*** PROVIDED RECORDS ***

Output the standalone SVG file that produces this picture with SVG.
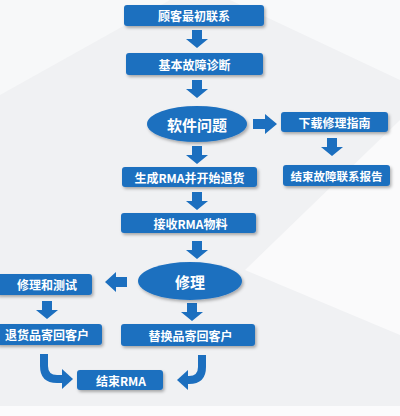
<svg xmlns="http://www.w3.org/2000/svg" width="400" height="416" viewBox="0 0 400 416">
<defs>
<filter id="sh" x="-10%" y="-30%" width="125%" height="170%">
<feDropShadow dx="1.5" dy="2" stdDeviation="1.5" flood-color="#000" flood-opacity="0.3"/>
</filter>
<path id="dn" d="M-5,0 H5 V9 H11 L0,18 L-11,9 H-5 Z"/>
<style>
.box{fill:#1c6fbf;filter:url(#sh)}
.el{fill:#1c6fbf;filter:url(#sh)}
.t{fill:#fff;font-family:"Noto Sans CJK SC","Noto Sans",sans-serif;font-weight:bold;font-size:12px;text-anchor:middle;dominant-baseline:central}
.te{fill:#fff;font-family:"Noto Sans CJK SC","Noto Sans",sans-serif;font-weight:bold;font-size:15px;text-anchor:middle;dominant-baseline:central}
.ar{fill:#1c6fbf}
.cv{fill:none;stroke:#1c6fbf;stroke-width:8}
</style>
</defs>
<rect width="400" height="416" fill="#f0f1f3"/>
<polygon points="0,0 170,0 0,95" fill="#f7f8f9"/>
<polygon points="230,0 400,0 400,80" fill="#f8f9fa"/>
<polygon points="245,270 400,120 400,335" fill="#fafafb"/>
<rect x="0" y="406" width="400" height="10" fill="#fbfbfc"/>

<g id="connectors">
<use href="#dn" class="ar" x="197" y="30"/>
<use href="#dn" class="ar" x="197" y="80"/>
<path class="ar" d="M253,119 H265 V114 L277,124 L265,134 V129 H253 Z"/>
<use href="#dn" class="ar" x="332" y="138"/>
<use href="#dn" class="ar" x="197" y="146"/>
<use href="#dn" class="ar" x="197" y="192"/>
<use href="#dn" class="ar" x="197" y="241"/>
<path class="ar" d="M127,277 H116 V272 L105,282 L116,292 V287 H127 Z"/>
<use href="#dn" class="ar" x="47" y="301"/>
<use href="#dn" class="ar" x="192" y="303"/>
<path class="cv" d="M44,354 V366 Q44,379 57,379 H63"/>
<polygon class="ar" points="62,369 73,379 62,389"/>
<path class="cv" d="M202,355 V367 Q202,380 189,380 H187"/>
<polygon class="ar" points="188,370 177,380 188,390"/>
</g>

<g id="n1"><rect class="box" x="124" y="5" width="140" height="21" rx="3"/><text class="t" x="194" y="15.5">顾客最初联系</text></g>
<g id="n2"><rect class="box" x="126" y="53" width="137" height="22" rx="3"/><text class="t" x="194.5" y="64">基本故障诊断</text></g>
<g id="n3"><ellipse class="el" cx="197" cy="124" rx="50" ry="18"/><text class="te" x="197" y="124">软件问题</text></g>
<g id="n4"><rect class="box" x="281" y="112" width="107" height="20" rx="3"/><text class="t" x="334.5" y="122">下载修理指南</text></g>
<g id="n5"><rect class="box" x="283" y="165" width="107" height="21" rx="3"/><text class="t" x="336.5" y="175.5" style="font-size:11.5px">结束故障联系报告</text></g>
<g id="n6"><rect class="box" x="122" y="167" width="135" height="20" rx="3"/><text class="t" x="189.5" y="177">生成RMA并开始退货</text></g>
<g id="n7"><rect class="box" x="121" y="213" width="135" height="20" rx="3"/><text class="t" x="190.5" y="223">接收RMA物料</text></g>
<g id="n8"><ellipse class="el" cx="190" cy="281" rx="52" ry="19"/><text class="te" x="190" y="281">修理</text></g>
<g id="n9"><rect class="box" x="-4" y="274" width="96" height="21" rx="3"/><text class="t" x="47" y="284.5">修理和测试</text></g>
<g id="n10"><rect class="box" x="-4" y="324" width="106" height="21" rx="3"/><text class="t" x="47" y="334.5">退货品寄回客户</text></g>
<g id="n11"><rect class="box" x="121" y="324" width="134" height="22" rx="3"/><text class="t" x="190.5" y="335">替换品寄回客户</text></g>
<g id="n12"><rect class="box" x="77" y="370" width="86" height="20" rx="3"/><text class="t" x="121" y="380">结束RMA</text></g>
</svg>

***
*** PROVIDED RECORDS ***

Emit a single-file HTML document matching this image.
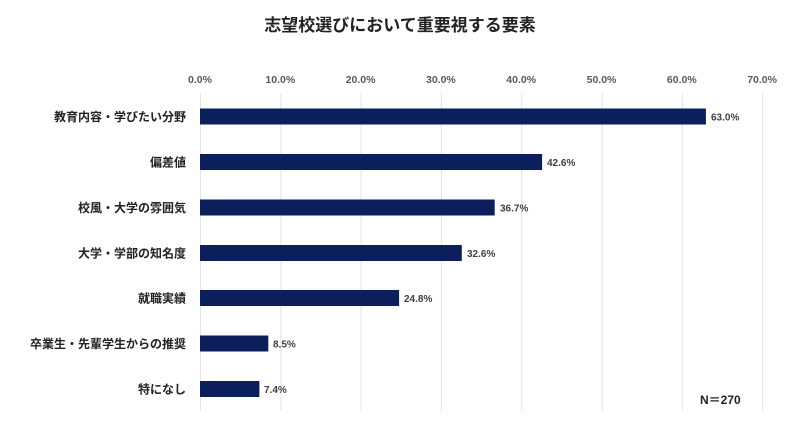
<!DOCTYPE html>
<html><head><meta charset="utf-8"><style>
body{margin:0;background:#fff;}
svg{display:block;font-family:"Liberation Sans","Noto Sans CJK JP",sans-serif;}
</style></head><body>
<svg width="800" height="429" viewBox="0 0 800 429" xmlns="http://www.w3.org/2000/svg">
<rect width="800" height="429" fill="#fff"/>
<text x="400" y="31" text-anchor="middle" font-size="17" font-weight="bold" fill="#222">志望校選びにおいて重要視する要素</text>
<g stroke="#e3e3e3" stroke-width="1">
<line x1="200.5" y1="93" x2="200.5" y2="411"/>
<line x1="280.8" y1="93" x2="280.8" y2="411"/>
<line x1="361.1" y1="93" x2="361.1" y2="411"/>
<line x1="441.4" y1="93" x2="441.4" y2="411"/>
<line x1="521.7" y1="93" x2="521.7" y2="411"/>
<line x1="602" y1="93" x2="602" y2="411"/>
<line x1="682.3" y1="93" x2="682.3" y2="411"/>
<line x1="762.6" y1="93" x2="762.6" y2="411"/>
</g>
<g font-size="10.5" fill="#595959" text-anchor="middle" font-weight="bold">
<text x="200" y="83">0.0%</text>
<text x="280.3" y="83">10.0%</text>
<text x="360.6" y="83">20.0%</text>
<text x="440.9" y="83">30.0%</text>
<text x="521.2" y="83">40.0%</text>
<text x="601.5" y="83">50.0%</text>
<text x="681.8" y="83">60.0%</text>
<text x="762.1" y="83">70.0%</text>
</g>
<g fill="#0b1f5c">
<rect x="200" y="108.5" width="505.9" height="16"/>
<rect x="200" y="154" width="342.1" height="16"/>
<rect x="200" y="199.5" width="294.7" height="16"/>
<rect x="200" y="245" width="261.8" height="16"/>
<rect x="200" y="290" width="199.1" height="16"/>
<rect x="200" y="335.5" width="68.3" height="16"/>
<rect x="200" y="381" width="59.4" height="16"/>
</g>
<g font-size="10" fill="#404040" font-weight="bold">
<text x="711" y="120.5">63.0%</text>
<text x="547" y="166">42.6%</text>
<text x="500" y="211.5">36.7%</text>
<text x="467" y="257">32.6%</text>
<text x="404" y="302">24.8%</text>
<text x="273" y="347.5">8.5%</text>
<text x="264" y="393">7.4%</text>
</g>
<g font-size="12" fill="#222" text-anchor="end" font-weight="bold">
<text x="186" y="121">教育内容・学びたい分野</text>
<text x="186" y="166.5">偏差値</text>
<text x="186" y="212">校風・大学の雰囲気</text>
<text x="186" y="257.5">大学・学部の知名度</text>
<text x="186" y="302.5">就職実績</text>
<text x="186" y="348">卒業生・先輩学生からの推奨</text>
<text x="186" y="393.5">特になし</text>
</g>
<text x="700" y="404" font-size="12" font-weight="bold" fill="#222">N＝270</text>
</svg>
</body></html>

***
*** PROVIDED RECORDS ***

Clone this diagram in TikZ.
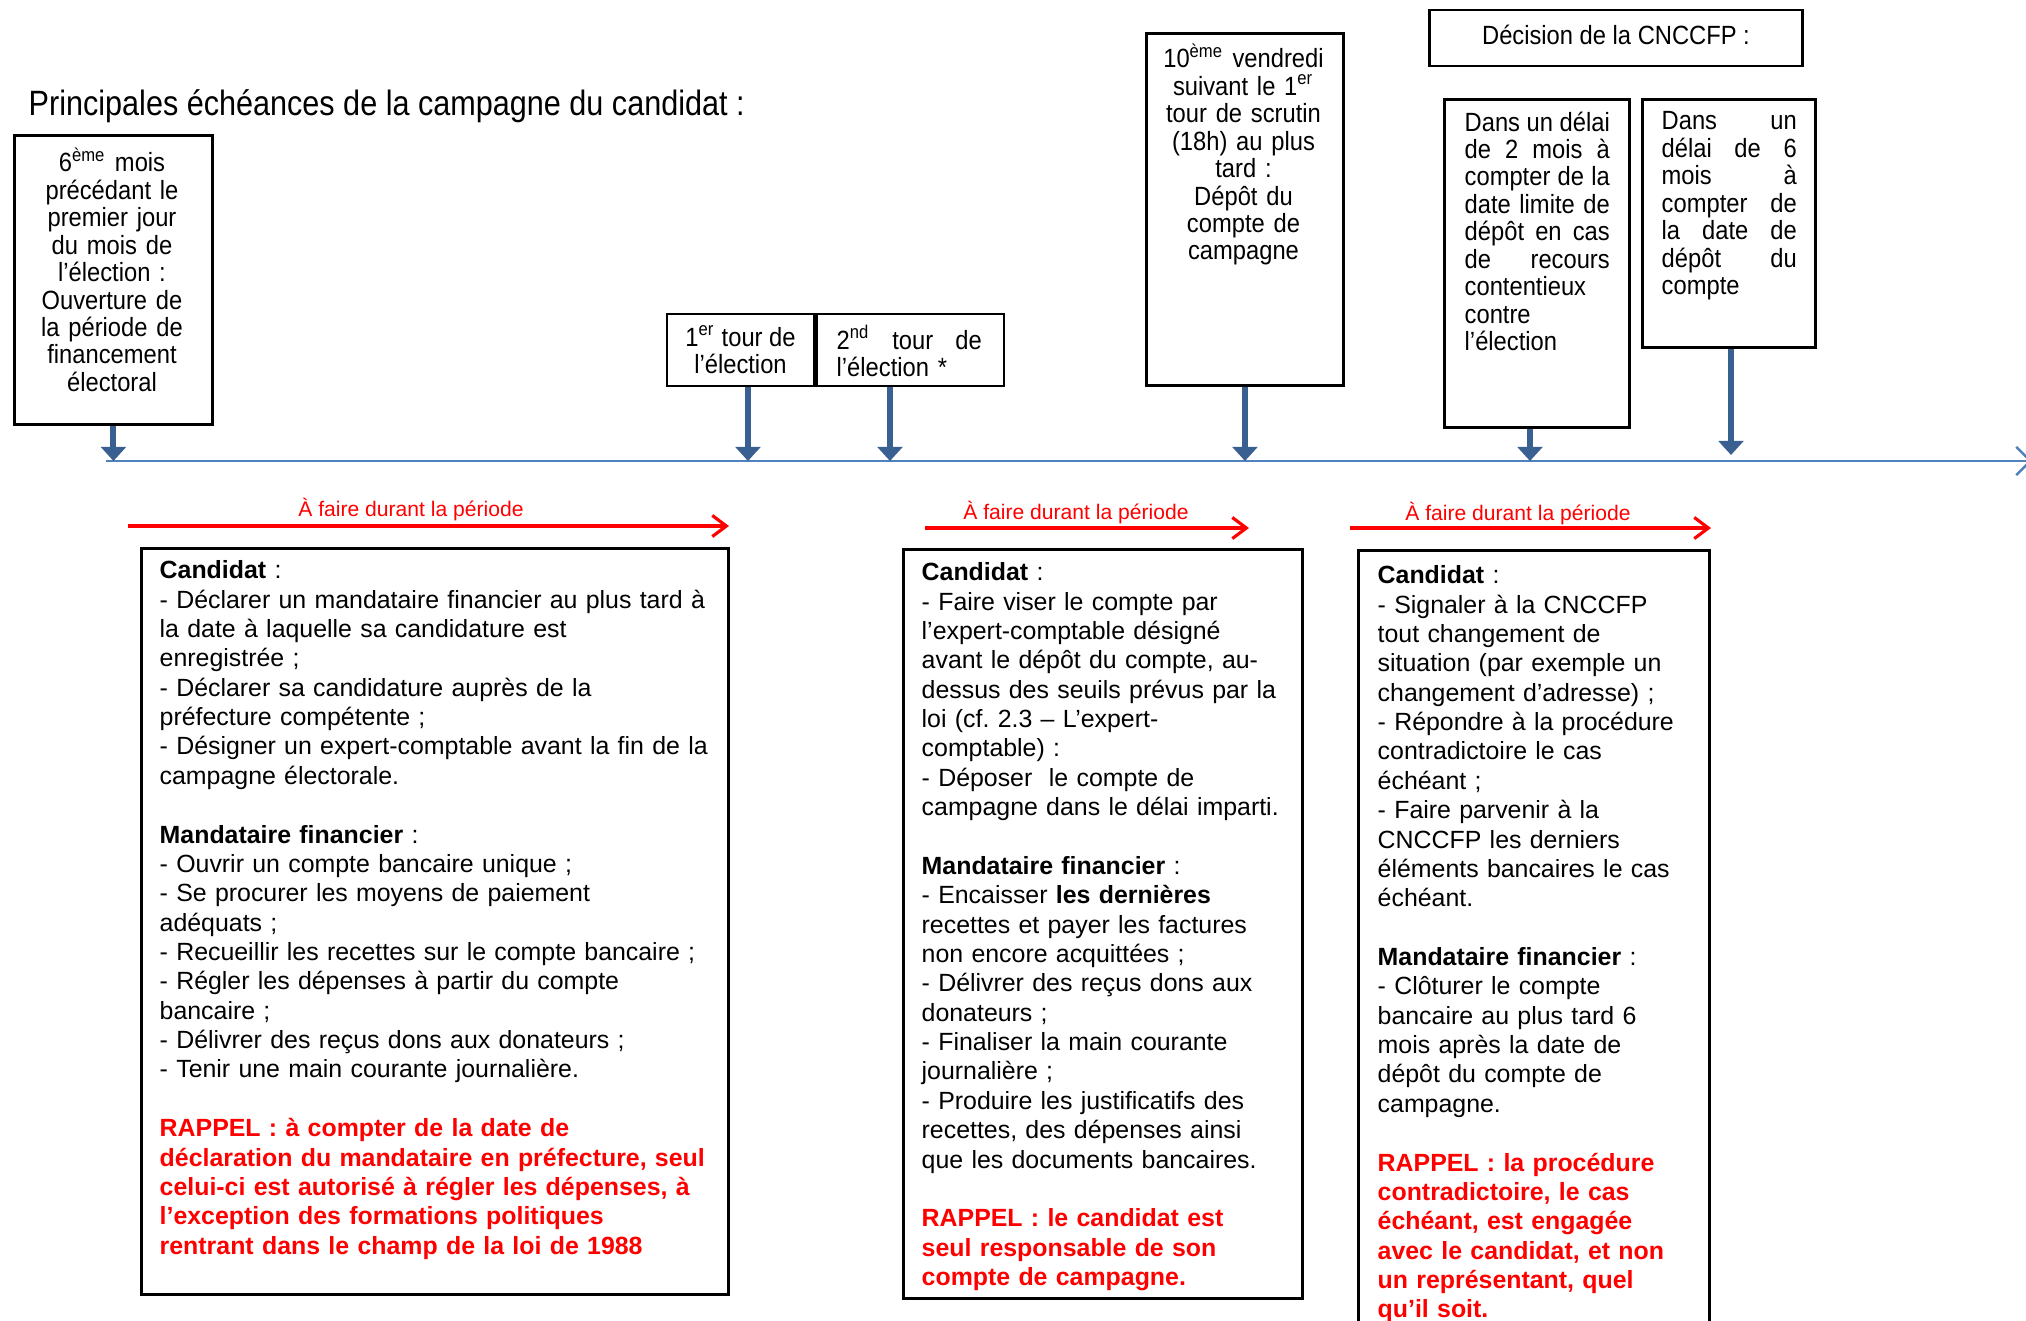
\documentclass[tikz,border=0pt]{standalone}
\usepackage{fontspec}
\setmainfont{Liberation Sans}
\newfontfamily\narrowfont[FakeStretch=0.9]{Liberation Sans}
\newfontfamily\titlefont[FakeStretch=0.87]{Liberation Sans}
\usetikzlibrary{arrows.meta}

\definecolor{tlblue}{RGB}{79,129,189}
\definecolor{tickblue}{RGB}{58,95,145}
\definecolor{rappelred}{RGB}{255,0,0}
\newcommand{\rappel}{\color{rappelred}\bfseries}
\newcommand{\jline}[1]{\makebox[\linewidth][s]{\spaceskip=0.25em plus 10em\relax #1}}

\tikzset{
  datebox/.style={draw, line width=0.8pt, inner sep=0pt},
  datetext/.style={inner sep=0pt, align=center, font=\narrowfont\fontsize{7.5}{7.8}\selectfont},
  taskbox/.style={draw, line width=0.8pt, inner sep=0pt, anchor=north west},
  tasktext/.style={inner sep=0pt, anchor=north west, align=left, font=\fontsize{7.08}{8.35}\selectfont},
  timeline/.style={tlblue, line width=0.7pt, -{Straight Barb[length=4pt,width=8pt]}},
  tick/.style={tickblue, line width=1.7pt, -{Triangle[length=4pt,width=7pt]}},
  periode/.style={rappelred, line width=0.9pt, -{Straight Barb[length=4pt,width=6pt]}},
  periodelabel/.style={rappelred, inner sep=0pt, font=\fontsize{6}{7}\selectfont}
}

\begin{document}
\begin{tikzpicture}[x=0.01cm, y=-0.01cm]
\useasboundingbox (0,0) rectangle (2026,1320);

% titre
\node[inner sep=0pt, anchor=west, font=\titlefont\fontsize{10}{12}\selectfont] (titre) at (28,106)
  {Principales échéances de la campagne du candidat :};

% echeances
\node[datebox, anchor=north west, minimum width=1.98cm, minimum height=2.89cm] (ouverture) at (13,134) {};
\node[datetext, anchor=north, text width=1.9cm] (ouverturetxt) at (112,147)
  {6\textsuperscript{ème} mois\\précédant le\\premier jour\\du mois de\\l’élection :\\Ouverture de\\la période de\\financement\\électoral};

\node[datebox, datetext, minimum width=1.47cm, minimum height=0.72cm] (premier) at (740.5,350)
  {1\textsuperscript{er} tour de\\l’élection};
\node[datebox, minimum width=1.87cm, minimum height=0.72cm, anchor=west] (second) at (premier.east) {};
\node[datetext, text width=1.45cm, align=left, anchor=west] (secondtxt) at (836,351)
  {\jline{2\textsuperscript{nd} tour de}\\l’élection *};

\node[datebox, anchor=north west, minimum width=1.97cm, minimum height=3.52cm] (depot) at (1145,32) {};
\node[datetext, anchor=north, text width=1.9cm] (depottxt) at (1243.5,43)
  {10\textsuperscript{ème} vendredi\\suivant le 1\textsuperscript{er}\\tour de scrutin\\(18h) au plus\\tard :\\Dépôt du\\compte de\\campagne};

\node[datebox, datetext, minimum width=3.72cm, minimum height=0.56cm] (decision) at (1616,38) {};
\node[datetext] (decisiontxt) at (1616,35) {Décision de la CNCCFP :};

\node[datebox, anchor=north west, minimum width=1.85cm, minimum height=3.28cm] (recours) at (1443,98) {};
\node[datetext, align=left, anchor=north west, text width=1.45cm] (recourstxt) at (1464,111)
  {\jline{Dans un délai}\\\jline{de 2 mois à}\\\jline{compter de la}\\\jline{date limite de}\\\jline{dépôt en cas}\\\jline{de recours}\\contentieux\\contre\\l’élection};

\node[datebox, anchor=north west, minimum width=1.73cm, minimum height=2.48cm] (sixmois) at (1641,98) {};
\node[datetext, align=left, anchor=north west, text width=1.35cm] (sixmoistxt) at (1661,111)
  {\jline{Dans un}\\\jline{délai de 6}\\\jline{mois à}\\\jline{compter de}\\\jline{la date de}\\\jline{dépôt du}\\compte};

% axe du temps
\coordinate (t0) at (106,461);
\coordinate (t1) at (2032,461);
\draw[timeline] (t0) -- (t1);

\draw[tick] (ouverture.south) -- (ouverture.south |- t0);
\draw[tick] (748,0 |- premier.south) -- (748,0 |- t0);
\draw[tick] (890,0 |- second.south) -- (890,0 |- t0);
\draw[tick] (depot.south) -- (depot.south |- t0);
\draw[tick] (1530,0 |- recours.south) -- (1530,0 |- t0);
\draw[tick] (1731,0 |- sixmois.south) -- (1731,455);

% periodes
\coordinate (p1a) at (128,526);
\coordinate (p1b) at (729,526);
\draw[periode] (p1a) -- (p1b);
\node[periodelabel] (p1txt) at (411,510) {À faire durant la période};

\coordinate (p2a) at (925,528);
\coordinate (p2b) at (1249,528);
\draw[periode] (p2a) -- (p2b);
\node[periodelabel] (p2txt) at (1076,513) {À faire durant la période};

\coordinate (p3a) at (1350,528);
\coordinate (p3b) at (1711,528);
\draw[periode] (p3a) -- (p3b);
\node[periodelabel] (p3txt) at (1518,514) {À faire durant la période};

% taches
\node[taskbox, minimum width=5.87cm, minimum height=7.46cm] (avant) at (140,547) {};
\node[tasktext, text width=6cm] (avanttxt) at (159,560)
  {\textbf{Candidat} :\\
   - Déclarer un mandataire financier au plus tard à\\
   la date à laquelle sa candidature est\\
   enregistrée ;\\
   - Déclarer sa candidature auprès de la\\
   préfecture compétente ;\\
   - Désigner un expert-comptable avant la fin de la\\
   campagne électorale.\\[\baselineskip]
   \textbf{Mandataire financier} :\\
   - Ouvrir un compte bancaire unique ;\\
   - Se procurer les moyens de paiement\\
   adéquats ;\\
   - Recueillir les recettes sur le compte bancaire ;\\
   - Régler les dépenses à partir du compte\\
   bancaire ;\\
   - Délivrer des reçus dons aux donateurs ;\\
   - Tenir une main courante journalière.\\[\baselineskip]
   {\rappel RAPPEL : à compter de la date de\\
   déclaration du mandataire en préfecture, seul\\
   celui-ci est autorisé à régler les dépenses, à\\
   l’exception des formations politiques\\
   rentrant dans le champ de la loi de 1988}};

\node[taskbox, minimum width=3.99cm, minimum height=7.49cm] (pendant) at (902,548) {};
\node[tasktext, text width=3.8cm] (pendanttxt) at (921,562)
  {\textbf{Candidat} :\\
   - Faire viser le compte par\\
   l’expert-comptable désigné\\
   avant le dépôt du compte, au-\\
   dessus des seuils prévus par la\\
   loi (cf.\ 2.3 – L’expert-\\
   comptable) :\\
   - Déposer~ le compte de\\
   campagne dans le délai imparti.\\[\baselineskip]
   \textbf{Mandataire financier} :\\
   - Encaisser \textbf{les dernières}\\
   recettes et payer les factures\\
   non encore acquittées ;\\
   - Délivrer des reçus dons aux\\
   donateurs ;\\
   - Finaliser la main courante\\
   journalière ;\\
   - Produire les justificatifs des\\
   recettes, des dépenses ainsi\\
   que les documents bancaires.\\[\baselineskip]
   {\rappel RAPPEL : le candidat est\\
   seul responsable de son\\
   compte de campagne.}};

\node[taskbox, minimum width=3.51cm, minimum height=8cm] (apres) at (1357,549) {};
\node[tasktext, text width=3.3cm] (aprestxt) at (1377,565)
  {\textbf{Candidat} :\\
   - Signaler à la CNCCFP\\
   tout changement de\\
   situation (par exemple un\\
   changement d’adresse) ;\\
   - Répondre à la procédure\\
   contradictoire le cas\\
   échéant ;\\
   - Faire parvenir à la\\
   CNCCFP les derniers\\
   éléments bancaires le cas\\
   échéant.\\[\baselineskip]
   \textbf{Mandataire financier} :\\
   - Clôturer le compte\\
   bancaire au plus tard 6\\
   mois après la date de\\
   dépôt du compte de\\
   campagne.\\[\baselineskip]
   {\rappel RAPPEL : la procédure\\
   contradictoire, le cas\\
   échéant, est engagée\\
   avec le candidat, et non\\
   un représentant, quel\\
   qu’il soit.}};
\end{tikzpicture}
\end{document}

***

— WRITTEN PROBLEM —
Keep to the stretch from the line containing "Clone this diagram in TikZ." through the line containing "échéances de la", both ends included, and copy it exactly from the listing above, minus the pictures.

— EXERCISE ANSWER —
Clone this diagram in TikZ.
\documentclass[tikz,border=0pt]{standalone}
\usepackage{fontspec}
\setmainfont{Liberation Sans}
\newfontfamily\narrowfont[FakeStretch=0.9]{Liberation Sans}
\newfontfamily\titlefont[FakeStretch=0.87]{Liberation Sans}
\usetikzlibrary{arrows.meta}

\definecolor{tlblue}{RGB}{79,129,189}
\definecolor{tickblue}{RGB}{58,95,145}
\definecolor{rappelred}{RGB}{255,0,0}
\newcommand{\rappel}{\color{rappelred}\bfseries}
\newcommand{\jline}[1]{\makebox[\linewidth][s]{\spaceskip=0.25em plus 10em\relax #1}}

\tikzset{
  datebox/.style={draw, line width=0.8pt, inner sep=0pt},
  datetext/.style={inner sep=0pt, align=center, font=\narrowfont\fontsize{7.5}{7.8}\selectfont},
  taskbox/.style={draw, line width=0.8pt, inner sep=0pt, anchor=north west},
  tasktext/.style={inner sep=0pt, anchor=north west, align=left, font=\fontsize{7.08}{8.35}\selectfont},
  timeline/.style={tlblue, line width=0.7pt, -{Straight Barb[length=4pt,width=8pt]}},
  tick/.style={tickblue, line width=1.7pt, -{Triangle[length=4pt,width=7pt]}},
  periode/.style={rappelred, line width=0.9pt, -{Straight Barb[length=4pt,width=6pt]}},
  periodelabel/.style={rappelred, inner sep=0pt, font=\fontsize{6}{7}\selectfont}
}

\begin{document}
\begin{tikzpicture}[x=0.01cm, y=-0.01cm]
\useasboundingbox (0,0) rectangle (2026,1320);

% titre
\node[inner sep=0pt, anchor=west, font=\titlefont\fontsize{10}{12}\selectfont] (titre) at (28,106)
  {Principales échéances de la campagne du candidat :};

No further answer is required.